# My big red babysitter



## alwaystj9 (Apr 10, 2019)

Pics of my guard horse and babies, Cookie is 31 next month!


----------



## MadHouse (Oct 3, 2019)

That is sooo sweet!!!!:inlove:


----------



## MissMiniNubian (Jan 20, 2021)

Beautiful horse!:inlove: Happy early birthday, Cookie!


----------



## Moers kiko boars (Apr 23, 2018)

Wow 31! Thats awesome. Perfect Babysitter!


----------



## yankeedoodle (Apr 13, 2018)

Awwwww.... thats a beautiful horse!


----------



## GoofyGoat (Sep 21, 2018)

Great picture! Good babysitter!


----------



## Cedarwinds Farm (Dec 2, 2019)

That's so sweet!
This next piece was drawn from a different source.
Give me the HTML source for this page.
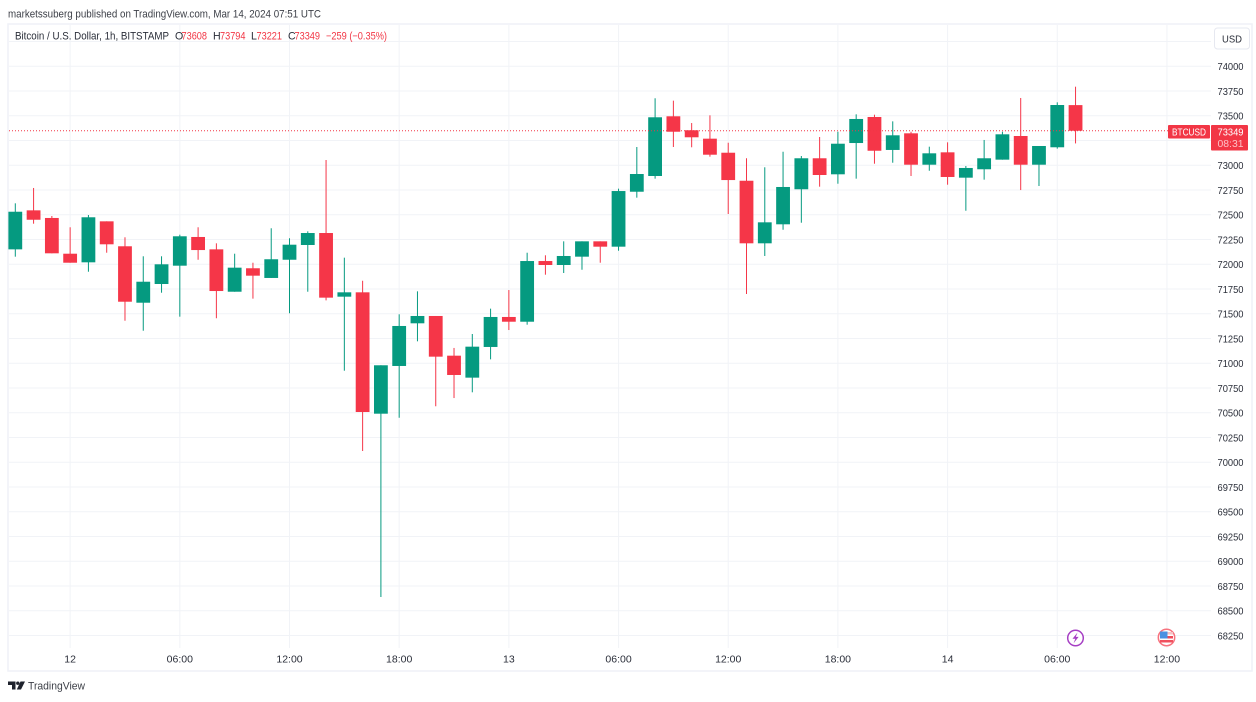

Cookie looks like a great babysitter!


----------



## ksalvagno (Oct 6, 2009)

Cute!


----------



## toth boer goats (Jul 20, 2008)

Aww.


----------



## lottsagoats1 (Apr 12, 2014)

You're so lucky your horse loves the goats. Mine would reach over the fence, eat their hay and then grab them by the top of the head and shake them until their necks snapped.


----------